(Source code of charts)
++++++

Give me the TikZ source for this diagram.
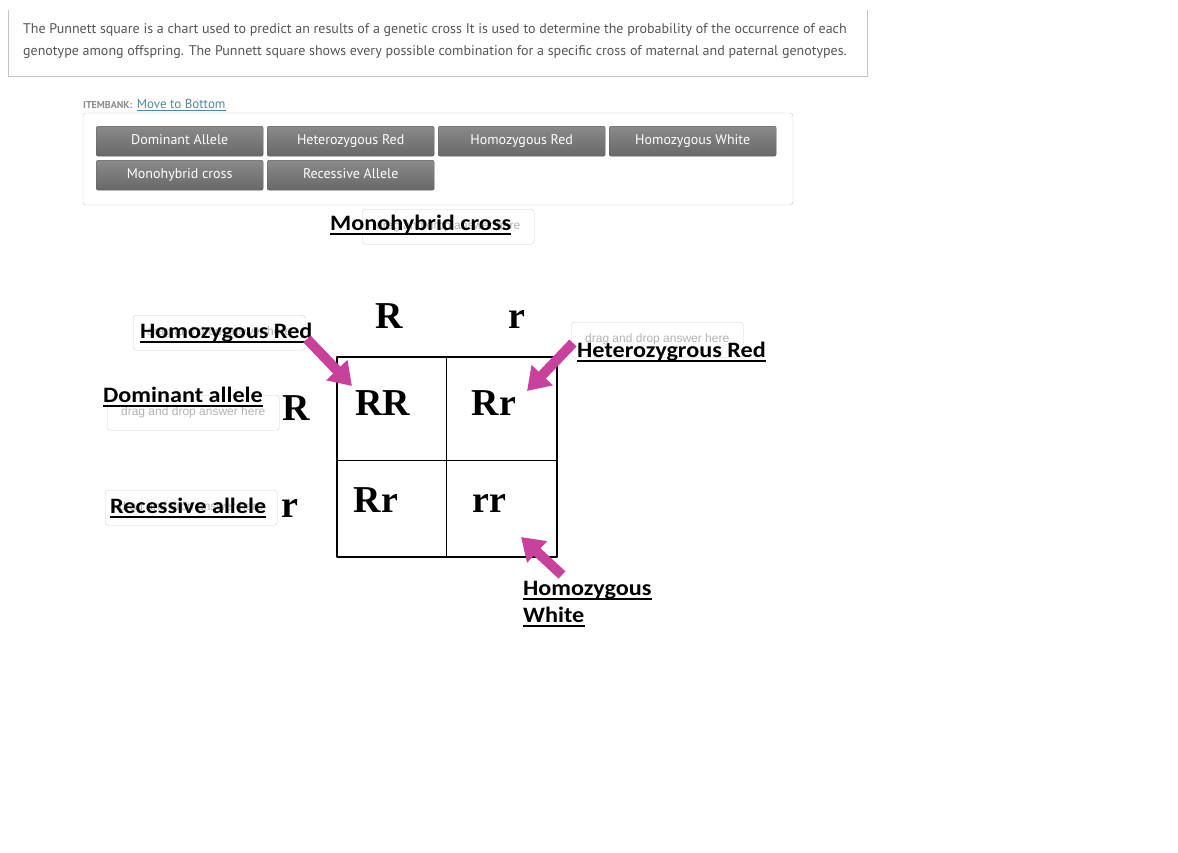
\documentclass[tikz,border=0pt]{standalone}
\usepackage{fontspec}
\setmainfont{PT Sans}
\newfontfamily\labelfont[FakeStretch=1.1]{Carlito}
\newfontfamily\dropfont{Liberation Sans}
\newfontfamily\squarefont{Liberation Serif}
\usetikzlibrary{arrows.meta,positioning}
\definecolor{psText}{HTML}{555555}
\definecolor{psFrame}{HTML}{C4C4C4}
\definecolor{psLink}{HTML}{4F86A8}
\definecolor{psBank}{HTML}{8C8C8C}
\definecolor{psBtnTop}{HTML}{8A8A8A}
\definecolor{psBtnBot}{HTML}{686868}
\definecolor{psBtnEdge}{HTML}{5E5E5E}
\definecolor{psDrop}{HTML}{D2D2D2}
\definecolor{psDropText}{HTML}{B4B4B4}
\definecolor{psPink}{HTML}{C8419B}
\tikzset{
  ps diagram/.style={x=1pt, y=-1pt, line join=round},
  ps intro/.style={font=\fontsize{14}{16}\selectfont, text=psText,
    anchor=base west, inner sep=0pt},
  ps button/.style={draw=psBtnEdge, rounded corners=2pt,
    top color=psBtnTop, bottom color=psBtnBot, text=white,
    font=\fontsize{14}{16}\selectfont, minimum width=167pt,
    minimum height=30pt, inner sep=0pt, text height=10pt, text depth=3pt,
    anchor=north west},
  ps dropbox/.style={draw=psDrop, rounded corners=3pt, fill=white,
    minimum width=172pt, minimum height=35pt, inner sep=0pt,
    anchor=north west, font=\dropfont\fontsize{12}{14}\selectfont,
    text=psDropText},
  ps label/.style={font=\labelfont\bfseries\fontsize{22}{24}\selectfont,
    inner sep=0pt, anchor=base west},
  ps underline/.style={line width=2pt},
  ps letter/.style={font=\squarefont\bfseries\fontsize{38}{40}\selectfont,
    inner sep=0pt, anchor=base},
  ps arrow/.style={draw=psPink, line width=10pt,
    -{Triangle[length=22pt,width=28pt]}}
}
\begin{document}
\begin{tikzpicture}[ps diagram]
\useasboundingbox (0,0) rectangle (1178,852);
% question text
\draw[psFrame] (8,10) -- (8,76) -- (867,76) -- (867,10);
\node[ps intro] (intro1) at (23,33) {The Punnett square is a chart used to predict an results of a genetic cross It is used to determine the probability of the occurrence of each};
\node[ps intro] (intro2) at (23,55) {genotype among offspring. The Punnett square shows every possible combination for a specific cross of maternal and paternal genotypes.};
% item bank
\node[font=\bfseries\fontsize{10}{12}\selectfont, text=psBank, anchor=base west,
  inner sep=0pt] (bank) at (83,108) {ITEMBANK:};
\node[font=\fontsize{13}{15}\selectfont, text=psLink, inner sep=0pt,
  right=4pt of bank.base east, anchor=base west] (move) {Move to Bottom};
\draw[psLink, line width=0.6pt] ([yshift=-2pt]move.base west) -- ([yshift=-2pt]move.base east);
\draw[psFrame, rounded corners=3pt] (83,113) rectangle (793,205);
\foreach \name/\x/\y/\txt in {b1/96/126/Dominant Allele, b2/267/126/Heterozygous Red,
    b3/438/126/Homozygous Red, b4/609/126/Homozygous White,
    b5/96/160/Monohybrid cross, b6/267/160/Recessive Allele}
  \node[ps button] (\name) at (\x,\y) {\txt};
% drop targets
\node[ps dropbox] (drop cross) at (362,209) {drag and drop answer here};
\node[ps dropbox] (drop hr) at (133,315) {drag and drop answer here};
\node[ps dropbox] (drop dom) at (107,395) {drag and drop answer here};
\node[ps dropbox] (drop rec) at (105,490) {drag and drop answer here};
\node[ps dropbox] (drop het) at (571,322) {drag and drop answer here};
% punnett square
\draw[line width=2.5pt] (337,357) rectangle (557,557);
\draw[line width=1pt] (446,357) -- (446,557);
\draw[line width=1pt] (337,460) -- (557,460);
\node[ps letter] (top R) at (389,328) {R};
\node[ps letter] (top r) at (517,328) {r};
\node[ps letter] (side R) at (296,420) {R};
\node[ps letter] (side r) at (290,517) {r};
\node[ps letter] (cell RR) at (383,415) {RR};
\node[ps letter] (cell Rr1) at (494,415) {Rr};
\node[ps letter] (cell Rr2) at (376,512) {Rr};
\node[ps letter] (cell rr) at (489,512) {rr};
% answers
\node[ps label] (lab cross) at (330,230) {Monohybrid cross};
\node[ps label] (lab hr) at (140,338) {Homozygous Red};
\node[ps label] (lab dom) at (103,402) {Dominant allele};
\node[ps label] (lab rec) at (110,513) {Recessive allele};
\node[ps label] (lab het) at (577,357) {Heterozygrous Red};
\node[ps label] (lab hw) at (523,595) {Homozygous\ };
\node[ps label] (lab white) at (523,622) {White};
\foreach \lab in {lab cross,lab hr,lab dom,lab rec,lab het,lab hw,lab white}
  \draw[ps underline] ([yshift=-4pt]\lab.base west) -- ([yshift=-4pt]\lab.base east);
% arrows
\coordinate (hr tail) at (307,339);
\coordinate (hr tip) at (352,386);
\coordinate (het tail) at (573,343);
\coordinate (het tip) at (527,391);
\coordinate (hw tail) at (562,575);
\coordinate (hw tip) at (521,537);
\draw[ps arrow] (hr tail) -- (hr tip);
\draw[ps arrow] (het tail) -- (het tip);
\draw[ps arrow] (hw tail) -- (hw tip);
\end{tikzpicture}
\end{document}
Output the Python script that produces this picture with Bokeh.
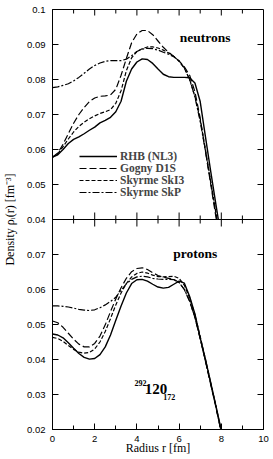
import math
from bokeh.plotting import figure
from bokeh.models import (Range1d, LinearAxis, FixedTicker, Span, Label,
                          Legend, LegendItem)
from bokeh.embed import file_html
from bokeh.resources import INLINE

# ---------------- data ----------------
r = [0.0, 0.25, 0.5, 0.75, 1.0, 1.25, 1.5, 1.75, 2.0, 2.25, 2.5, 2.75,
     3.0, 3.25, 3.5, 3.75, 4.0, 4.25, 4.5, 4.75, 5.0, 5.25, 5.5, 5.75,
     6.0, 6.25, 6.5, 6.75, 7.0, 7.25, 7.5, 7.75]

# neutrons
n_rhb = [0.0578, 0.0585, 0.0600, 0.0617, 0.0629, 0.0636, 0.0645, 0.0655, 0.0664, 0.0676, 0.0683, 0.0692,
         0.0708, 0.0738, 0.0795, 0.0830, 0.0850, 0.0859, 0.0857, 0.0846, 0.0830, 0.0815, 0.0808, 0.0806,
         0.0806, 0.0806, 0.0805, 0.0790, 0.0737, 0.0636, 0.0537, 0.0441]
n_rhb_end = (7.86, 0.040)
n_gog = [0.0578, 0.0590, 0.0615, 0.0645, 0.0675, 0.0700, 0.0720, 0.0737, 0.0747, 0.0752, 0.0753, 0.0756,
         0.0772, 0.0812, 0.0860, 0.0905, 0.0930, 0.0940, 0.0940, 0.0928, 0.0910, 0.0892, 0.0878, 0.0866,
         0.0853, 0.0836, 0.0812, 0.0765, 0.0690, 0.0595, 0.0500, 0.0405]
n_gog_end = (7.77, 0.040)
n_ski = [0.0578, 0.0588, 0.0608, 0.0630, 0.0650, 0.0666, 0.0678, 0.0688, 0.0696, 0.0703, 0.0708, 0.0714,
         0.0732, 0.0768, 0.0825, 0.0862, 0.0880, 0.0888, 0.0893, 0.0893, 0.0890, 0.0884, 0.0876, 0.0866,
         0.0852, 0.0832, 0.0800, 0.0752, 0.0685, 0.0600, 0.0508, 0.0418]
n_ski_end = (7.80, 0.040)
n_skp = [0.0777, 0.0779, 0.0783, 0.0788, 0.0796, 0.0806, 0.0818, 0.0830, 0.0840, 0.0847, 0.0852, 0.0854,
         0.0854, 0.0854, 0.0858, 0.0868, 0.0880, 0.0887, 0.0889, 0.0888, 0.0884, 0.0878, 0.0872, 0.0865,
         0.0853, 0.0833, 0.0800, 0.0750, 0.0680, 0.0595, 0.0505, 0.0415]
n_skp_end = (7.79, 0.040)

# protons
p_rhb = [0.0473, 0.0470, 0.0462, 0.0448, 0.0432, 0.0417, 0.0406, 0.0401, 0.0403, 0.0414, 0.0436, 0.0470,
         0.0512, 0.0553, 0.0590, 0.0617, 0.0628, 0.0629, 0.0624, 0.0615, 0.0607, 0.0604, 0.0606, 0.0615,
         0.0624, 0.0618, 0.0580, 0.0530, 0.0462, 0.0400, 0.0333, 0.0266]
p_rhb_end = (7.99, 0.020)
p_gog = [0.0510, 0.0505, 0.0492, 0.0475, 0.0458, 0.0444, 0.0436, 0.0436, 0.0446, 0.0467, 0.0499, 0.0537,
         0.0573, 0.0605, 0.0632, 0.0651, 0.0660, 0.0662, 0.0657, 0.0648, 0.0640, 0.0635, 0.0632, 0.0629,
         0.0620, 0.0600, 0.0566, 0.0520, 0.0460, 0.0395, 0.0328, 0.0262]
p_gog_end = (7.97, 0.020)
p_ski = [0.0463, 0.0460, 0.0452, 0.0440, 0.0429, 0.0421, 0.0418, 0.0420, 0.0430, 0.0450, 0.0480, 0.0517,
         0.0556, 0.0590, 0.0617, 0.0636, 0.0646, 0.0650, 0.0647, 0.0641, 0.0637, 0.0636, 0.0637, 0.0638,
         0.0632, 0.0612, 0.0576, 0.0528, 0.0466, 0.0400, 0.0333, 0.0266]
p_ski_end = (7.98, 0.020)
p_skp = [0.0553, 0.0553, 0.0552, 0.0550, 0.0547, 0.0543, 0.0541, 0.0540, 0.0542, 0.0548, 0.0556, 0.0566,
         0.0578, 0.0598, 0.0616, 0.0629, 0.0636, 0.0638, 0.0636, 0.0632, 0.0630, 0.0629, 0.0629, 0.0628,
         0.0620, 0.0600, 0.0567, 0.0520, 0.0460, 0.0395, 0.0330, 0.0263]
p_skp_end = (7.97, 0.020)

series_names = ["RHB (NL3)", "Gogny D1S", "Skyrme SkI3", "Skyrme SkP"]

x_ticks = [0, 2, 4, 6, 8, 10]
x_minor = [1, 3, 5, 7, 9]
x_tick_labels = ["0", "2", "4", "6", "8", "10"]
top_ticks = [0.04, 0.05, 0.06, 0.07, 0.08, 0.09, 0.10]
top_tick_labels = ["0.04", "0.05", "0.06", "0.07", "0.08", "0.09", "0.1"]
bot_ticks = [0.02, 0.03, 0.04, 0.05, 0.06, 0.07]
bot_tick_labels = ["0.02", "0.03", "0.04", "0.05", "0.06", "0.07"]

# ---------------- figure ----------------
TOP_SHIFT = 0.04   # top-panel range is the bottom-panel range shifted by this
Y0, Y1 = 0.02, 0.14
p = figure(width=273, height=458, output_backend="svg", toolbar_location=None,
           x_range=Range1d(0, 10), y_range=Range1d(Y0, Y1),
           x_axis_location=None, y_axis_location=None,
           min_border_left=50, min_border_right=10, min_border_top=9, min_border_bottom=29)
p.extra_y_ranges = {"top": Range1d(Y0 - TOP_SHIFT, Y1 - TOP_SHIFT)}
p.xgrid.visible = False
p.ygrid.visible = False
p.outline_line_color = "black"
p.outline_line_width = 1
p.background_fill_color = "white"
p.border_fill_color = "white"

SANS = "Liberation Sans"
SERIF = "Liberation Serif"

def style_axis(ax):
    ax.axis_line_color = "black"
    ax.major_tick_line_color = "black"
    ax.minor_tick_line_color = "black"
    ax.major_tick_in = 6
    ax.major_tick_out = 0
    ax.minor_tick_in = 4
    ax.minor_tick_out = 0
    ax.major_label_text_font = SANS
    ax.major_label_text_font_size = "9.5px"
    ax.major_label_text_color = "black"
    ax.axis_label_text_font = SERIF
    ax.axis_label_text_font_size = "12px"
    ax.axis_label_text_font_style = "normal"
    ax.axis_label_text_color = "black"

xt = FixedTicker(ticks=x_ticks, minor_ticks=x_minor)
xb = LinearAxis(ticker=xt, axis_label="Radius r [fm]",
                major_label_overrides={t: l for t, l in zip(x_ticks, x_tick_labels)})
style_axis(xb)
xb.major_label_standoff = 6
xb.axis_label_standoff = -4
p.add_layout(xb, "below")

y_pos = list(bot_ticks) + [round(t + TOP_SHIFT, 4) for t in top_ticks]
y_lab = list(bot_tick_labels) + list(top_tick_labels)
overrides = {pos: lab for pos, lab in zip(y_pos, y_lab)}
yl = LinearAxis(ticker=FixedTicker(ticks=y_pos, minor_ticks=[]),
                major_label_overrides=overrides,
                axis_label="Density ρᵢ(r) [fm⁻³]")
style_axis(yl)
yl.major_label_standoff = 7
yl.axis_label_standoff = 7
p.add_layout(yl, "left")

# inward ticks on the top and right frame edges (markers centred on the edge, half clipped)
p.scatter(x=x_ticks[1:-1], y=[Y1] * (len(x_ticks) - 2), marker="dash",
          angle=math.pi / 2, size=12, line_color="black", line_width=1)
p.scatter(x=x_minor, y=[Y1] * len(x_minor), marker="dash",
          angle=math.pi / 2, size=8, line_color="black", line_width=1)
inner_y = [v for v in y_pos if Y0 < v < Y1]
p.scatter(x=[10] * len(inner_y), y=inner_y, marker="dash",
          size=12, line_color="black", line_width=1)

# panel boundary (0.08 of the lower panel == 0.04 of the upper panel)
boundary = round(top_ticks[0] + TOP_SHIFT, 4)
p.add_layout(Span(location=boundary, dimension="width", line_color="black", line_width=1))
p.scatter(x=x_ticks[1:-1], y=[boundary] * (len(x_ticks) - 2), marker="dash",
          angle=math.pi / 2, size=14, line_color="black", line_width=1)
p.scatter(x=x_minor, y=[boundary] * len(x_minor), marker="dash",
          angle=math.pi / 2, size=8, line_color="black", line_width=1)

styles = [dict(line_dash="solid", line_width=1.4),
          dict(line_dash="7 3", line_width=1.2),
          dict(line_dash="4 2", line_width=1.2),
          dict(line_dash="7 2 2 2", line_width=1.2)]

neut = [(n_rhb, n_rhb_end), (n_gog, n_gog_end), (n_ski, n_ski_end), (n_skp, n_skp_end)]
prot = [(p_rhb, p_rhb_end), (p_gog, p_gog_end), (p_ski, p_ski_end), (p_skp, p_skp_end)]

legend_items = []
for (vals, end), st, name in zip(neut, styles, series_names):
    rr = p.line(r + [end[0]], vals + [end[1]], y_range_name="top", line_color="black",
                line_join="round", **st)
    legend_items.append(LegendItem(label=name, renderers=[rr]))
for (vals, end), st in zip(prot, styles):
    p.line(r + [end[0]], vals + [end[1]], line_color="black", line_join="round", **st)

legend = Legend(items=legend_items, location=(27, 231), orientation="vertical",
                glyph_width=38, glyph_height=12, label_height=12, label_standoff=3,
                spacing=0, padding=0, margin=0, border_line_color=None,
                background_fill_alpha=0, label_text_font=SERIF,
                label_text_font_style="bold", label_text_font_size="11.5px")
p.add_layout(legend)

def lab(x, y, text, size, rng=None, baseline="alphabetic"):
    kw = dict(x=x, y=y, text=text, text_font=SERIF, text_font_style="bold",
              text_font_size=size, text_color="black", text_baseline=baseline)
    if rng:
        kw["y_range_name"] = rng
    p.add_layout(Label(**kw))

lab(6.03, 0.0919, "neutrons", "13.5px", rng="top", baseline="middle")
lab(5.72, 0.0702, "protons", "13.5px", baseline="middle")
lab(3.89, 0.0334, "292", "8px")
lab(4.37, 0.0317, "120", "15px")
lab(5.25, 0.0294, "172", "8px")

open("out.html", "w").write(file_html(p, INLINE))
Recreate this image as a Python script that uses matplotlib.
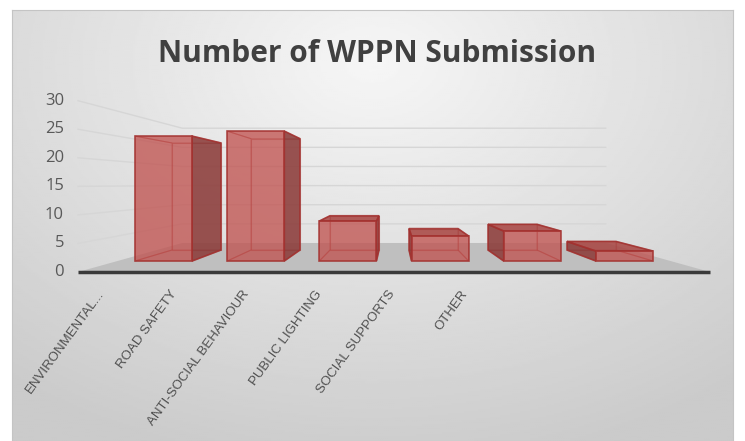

++++++

→ SHORT EXERCISE
List all lines holding the string "diagram".

→ COMPLETED TASK
Give me the TikZ source for this diagram.
  ps diagram/.style={x=1pt, y=-1pt, line join=round},
\begin{tikzpicture}[ps diagram]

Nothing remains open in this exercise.